## TASK INSTRUCTIONS
Reproduce the records below in full and without edits, omitting images.

## RECORDS TO USE
****************************************

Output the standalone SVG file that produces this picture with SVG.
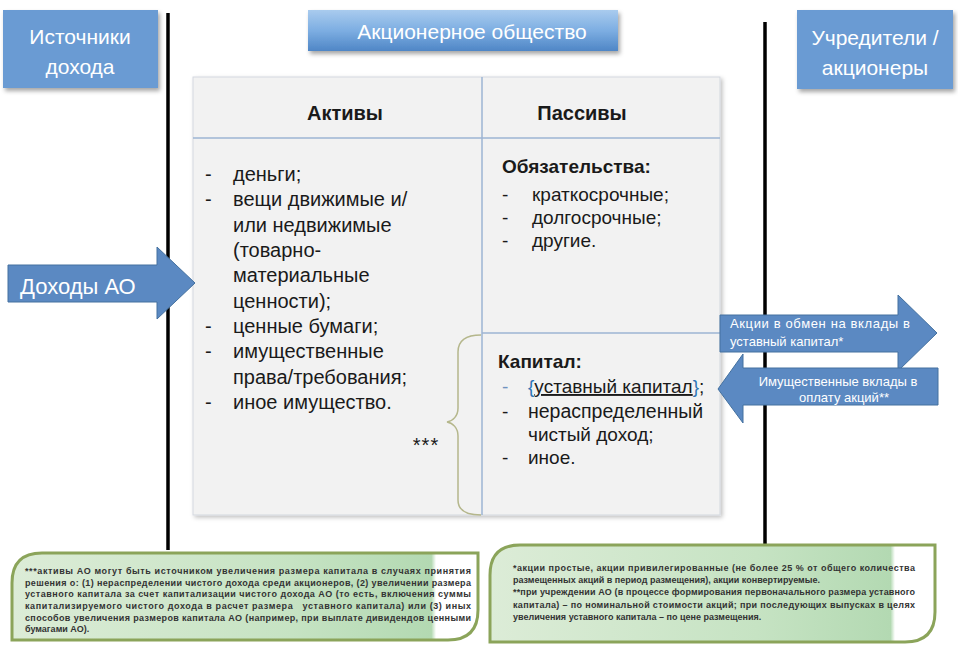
<svg xmlns="http://www.w3.org/2000/svg" width="958" height="650" viewBox="0 0 958 650">
<defs>
<filter id="sh" x="-10%" y="-10%" width="125%" height="130%"><feDropShadow dx="2" dy="3" stdDeviation="2" flood-color="#000" flood-opacity="0.35"/></filter>
<filter id="sh2" x="-5%" y="-5%" width="110%" height="110%"><feDropShadow dx="2" dy="2" stdDeviation="2" flood-color="#000" flood-opacity="0.25"/></filter>
<linearGradient id="gTop" x1="0" y1="0" x2="0" y2="1"><stop offset="0" stop-color="#A9CBEE"/><stop offset="0.5" stop-color="#7DAEE2"/><stop offset="1" stop-color="#4F86C6"/></linearGradient>
<linearGradient id="gGreen" x1="0" y1="0" x2="1" y2="0"><stop offset="0" stop-color="#DCECD7"/><stop offset="0.6" stop-color="#C6E3C3"/><stop offset="0.9" stop-color="#B3D9B2"/><stop offset="0.91" stop-color="#FFFFFF"/><stop offset="1" stop-color="#FFFFFF"/></linearGradient>
</defs>
<style>
.box{fill:#6B9BD3;}
.wt{fill:#FFFFFF;font-family:"Liberation Sans",Arial,sans-serif;}
.t{fill:#1A1A1A;font-family:"Liberation Sans",Arial,sans-serif;font-size:19px;}
.tl{font-size:20px;}
.b{font-weight:bold;}
.arrow{fill:#5B89C2;stroke:#44719F;stroke-width:1;}
.vline{stroke:#000;stroke-width:3.5;}
.div{stroke:#9DB5D3;stroke-width:1.5;fill:none;}
.note{fill:url(#gGreen);stroke:#8BA45A;stroke-width:3;}
.nt{fill:#333333;font-family:"Liberation Sans",Arial,sans-serif;font-size:9px;font-weight:bold;}
</style>

<g id="connectors">
<line class="vline" x1="168" y1="13" x2="168" y2="550"/>
<line class="vline" x1="765" y1="22" x2="765" y2="550"/>
</g>

<g id="sources">
<rect class="box" x="3" y="10" width="155" height="78" filter="url(#sh)"/>
<text class="wt" x="80" y="44" font-size="21" text-anchor="middle">Источники</text>
<text class="wt" x="80" y="74" font-size="21" text-anchor="middle">дохода</text>
</g>

<g id="company">
<rect x="308" y="10" width="310" height="41" fill="url(#gTop)" filter="url(#sh)"/>
<text class="wt" x="472" y="39" font-size="21" text-anchor="middle">Акционерное общество</text>
</g>

<g id="founders">
<rect class="box" x="797" y="10" width="156" height="79" filter="url(#sh)"/>
<text class="wt" x="875" y="45" font-size="21" text-anchor="middle">Учредители /</text>
<text class="wt" x="875" y="75" font-size="21" text-anchor="middle">акционеры</text>
</g>

<g id="balance">
<rect x="193" y="77" width="527" height="438" fill="#F2F2F2" stroke="#D3D8DF" stroke-width="1" filter="url(#sh2)"/>
<line class="div" x1="193" y1="138" x2="720" y2="138"/>
<line class="div" x1="482" y1="77" x2="482" y2="515"/>
<line class="div" x1="482" y1="333" x2="720" y2="333"/>
<text class="t tl b" x="345" y="120" text-anchor="middle">Активы</text>
<text class="t tl b" x="582" y="120" text-anchor="middle">Пассивы</text>
<g class="t tl">
<text x="205" y="181">-</text><text x="233" y="181">деньги;</text>
<text x="205" y="206">-</text><text x="233" y="206">вещи движимые и/</text>
<text x="233" y="232">или недвижимые</text>
<text x="233" y="257">(товарно-</text>
<text x="233" y="282">материальные</text>
<text x="233" y="308">ценности);</text>
<text x="205" y="333">-</text><text x="233" y="333">ценные бумаги;</text>
<text x="205" y="358">-</text><text x="233" y="358">имущественные</text>
<text x="233" y="384">права/требования;</text>
<text x="205" y="409">-</text><text x="233" y="409">иное имущество.</text>
</g>
<g class="t">
<text class="b" x="502" y="173">Обязательства:</text>
<text x="502" y="201">-</text><text x="532" y="201">краткосрочные;</text>
<text x="502" y="224">-</text><text x="532" y="224">долгосрочные;</text>
<text x="502" y="247">-</text><text x="532" y="247">другие.</text>
<text class="b" x="498" y="368">Капитал:</text>
<text x="502" y="393" fill="#6F93BF">-</text><text x="528" y="393"><tspan fill="#2E75B6">{</tspan><tspan text-decoration="underline">уставный капитал</tspan><tspan fill="#2E75B6">}</tspan>;</text>
<text x="502" y="418">-</text><text x="528" y="418" font-size="19.5">нераспределенный</text>
<text x="528" y="441">чистый доход;</text>
<text x="502" y="464">-</text><text x="528" y="464">иное.</text>
</g>
</g>

<g id="brace">
<path d="M481,335 C466,335 458,340 458,352 L458,408 C458,416 453,421 447,422 C453,423 458,428 458,436 L458,500 C458,510 466,515 481,515" fill="none" stroke="#B5B78C" stroke-width="1.5"/>
<text x="426" y="452" font-family="Liberation Sans,Arial,sans-serif" font-size="20" letter-spacing="1" fill="#1A1A1A" text-anchor="middle">***</text>
</g>

<g id="income">
<path class="arrow" d="M8,265 L157,265 L157,247 L195,283 L157,319 L157,302 L8,302 Z"/>
<text class="wt" x="20" y="294" font-size="22">Доходы АО</text>
</g>

<g id="shares">
<path class="arrow" d="M720,315 L898,315 L898,295 L937,333 L898,371 L898,352 L720,352 Z"/>
<text class="wt" x="730" y="328" font-size="13" textLength="180" lengthAdjust="spacing">Акции в обмен на вклады в</text>
<text class="wt" x="730" y="346" font-size="13">уставный капитал*</text>
</g>

<g id="contrib">
<path class="arrow" d="M938,368 L743,368 L743,354 L718,389 L743,423 L743,405 L938,405 Z"/>
<text class="wt" x="838" y="386" font-size="13" text-anchor="middle">Имущественные вклады в</text>
<text class="wt" x="844" y="402" font-size="13" text-anchor="middle">оплату акций**</text>
</g>

<g id="note-left">
<path class="note" d="M42,553 L478,553 L478,610 Q478,640 448,640 L12,640 L12,583 Q12,553 42,553 Z"/>
<g class="nt">
<text x="25" y="574" textLength="446" lengthAdjust="spacing">***активы АО могут быть источником увеличения размера капитала в случаях принятия</text>
<text x="25" y="586" textLength="446" lengthAdjust="spacing">решения о: (1) нераспределении чистого дохода среди акционеров, (2) увеличении размера</text>
<text x="25" y="597" textLength="446" lengthAdjust="spacing">уставного капитала за счет капитализации чистого дохода АО (то есть, включения суммы</text>
<text x="25" y="609" textLength="446" lengthAdjust="spacing">капитализируемого чистого дохода в расчет размера &#160;&#160;уставного капитала) или (3) иных</text>
<text x="25" y="621" textLength="446" lengthAdjust="spacing">способов увеличения размеров капитала АО (например, при выплате дивидендов ценными</text>
<text x="25" y="632">бумагами АО).</text>
</g>
</g>

<g id="note-right">
<path class="note" d="M520,545 L935,545 L935,612 Q935,642 905,642 L490,642 L490,575 Q490,545 520,545 Z"/>
<g class="nt">
<text x="513" y="571" textLength="402" lengthAdjust="spacing">*акции простые, акции привилегированные (не более 25 % от общего количества</text>
<text x="513" y="583">размещенных акций в период размещения), акции конвертируемые.</text>
<text x="513" y="595" textLength="402" lengthAdjust="spacing">**при учреждении АО (в процессе формирования первоначального размера уставного</text>
<text x="513" y="608" textLength="402" lengthAdjust="spacing">капитала) – по номинальной стоимости акций; при последующих выпусках в целях</text>
<text x="513" y="620">увеличения уставного капитала – по цене размещения.</text>
</g>
</g>
</svg>
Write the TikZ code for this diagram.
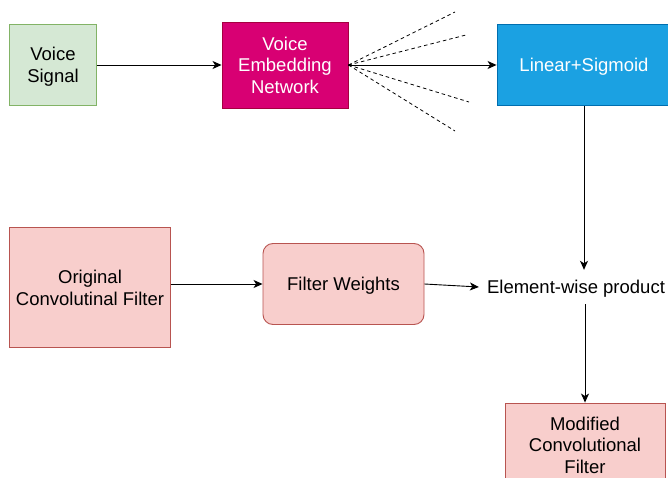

****************************************

## TASK RESPONSE
Output the standalone SVG file that produces this picture with SVG.
<svg xmlns="http://www.w3.org/2000/svg" width="958" height="650" viewBox="0 0 958 650">
<defs>
<filter id="sh" x="-10%" y="-10%" width="125%" height="130%"><feDropShadow dx="2" dy="3" stdDeviation="2" flood-color="#000" flood-opacity="0.35"/></filter>
<filter id="sh2" x="-5%" y="-5%" width="110%" height="110%"><feDropShadow dx="2" dy="2" stdDeviation="2" flood-color="#000" flood-opacity="0.25"/></filter>
<linearGradient id="gTop" x1="0" y1="0" x2="0" y2="1"><stop offset="0" stop-color="#A9CBEE"/><stop offset="0.5" stop-color="#7DAEE2"/><stop offset="1" stop-color="#4F86C6"/></linearGradient>
<linearGradient id="gGreen" x1="0" y1="0" x2="1" y2="0"><stop offset="0" stop-color="#DCECD7"/><stop offset="0.6" stop-color="#C6E3C3"/><stop offset="0.9" stop-color="#B3D9B2"/><stop offset="0.91" stop-color="#FFFFFF"/><stop offset="1" stop-color="#FFFFFF"/></linearGradient>
</defs>
<style>
.box{fill:#6B9BD3;}
.wt{fill:#FFFFFF;font-family:"Liberation Sans",Arial,sans-serif;}
.t{fill:#1A1A1A;font-family:"Liberation Sans",Arial,sans-serif;font-size:19px;}
.tl{font-size:20px;}
.b{font-weight:bold;}
.arrow{fill:#5B89C2;stroke:#44719F;stroke-width:1;}
.vline{stroke:#000;stroke-width:3.5;}
.div{stroke:#9DB5D3;stroke-width:1.5;fill:none;}
.note{fill:url(#gGreen);stroke:#8BA45A;stroke-width:3;}
.nt{fill:#333333;font-family:"Liberation Sans",Arial,sans-serif;font-size:9px;font-weight:bold;}
</style>

<g id="connectors">
<line class="vline" x1="168" y1="13" x2="168" y2="550"/>
<line class="vline" x1="765" y1="22" x2="765" y2="550"/>
</g>

<g id="sources">
<rect class="box" x="3" y="10" width="155" height="78" filter="url(#sh)"/>
<text class="wt" x="80" y="44" font-size="21" text-anchor="middle">Источники</text>
<text class="wt" x="80" y="74" font-size="21" text-anchor="middle">дохода</text>
</g>

<g id="company">
<rect x="308" y="10" width="310" height="41" fill="url(#gTop)" filter="url(#sh)"/>
<text class="wt" x="472" y="39" font-size="21" text-anchor="middle">Акционерное общество</text>
</g>

<g id="founders">
<rect class="box" x="797" y="10" width="156" height="79" filter="url(#sh)"/>
<text class="wt" x="875" y="45" font-size="21" text-anchor="middle">Учредители /</text>
<text class="wt" x="875" y="75" font-size="21" text-anchor="middle">акционеры</text>
</g>

<g id="balance">
<rect x="193" y="77" width="527" height="438" fill="#F2F2F2" stroke="#D3D8DF" stroke-width="1" filter="url(#sh2)"/>
<line class="div" x1="193" y1="138" x2="720" y2="138"/>
<line class="div" x1="482" y1="77" x2="482" y2="515"/>
<line class="div" x1="482" y1="333" x2="720" y2="333"/>
<text class="t tl b" x="345" y="120" text-anchor="middle">Активы</text>
<text class="t tl b" x="582" y="120" text-anchor="middle">Пассивы</text>
<g class="t tl">
<text x="205" y="181">-</text><text x="233" y="181">деньги;</text>
<text x="205" y="206">-</text><text x="233" y="206">вещи движимые и/</text>
<text x="233" y="232">или недвижимые</text>
<text x="233" y="257">(товарно-</text>
<text x="233" y="282">материальные</text>
<text x="233" y="308">ценности);</text>
<text x="205" y="333">-</text><text x="233" y="333">ценные бумаги;</text>
<text x="205" y="358">-</text><text x="233" y="358">имущественные</text>
<text x="233" y="384">права/требования;</text>
<text x="205" y="409">-</text><text x="233" y="409">иное имущество.</text>
</g>
<g class="t">
<text class="b" x="502" y="173">Обязательства:</text>
<text x="502" y="201">-</text><text x="532" y="201">краткосрочные;</text>
<text x="502" y="224">-</text><text x="532" y="224">долгосрочные;</text>
<text x="502" y="247">-</text><text x="532" y="247">другие.</text>
<text class="b" x="498" y="368">Капитал:</text>
<text x="502" y="393" fill="#6F93BF">-</text><text x="528" y="393"><tspan fill="#2E75B6">{</tspan><tspan text-decoration="underline">уставный капитал</tspan><tspan fill="#2E75B6">}</tspan>;</text>
<text x="502" y="418">-</text><text x="528" y="418" font-size="19.5">нераспределенный</text>
<text x="528" y="441">чистый доход;</text>
<text x="502" y="464">-</text><text x="528" y="464">иное.</text>
</g>
</g>

<g id="brace">
<path d="M481,335 C466,335 458,340 458,352 L458,408 C458,416 453,421 447,422 C453,423 458,428 458,436 L458,500 C458,510 466,515 481,515" fill="none" stroke="#B5B78C" stroke-width="1.5"/>
<text x="426" y="452" font-family="Liberation Sans,Arial,sans-serif" font-size="20" letter-spacing="1" fill="#1A1A1A" text-anchor="middle">***</text>
</g>

<g id="income">
<path class="arrow" d="M8,265 L157,265 L157,247 L195,283 L157,319 L157,302 L8,302 Z"/>
<text class="wt" x="20" y="294" font-size="22">Доходы АО</text>
</g>

<g id="shares">
<path class="arrow" d="M720,315 L898,315 L898,295 L937,333 L898,371 L898,352 L720,352 Z"/>
<text class="wt" x="730" y="328" font-size="13" textLength="180" lengthAdjust="spacing">Акции в обмен на вклады в</text>
<text class="wt" x="730" y="346" font-size="13">уставный капитал*</text>
</g>

<g id="contrib">
<path class="arrow" d="M938,368 L743,368 L743,354 L718,389 L743,423 L743,405 L938,405 Z"/>
<text class="wt" x="838" y="386" font-size="13" text-anchor="middle">Имущественные вклады в</text>
<text class="wt" x="844" y="402" font-size="13" text-anchor="middle">оплату акций**</text>
</g>

<g id="note-left">
<path class="note" d="M42,553 L478,553 L478,610 Q478,640 448,640 L12,640 L12,583 Q12,553 42,553 Z"/>
<g class="nt">
<text x="25" y="574" textLength="446" lengthAdjust="spacing">***активы АО могут быть источником увеличения размера капитала в случаях принятия</text>
<text x="25" y="586" textLength="446" lengthAdjust="spacing">решения о: (1) нераспределении чистого дохода среди акционеров, (2) увеличении размера</text>
<text x="25" y="597" textLength="446" lengthAdjust="spacing">уставного капитала за счет капитализации чистого дохода АО (то есть, включения суммы</text>
<text x="25" y="609" textLength="446" lengthAdjust="spacing">капитализируемого чистого дохода в расчет размера &#160;&#160;уставного капитала) или (3) иных</text>
<text x="25" y="621" textLength="446" lengthAdjust="spacing">способов увеличения размеров капитала АО (например, при выплате дивидендов ценными</text>
<text x="25" y="632">бумагами АО).</text>
</g>
</g>

<g id="note-right">
<path class="note" d="M520,545 L935,545 L935,612 Q935,642 905,642 L490,642 L490,575 Q490,545 520,545 Z"/>
<g class="nt">
<text x="513" y="571" textLength="402" lengthAdjust="spacing">*акции простые, акции привилегированные (не более 25 % от общего количества</text>
<text x="513" y="583">размещенных акций в период размещения), акции конвертируемые.</text>
<text x="513" y="595" textLength="402" lengthAdjust="spacing">**при учреждении АО (в процессе формирования первоначального размера уставного</text>
<text x="513" y="608" textLength="402" lengthAdjust="spacing">капитала) – по номинальной стоимости акций; при последующих выпусках в целях</text>
<text x="513" y="620">увеличения уставного капитала – по цене размещения.</text>
</g>
</g>
</svg>
Write the TikZ code for this diagram.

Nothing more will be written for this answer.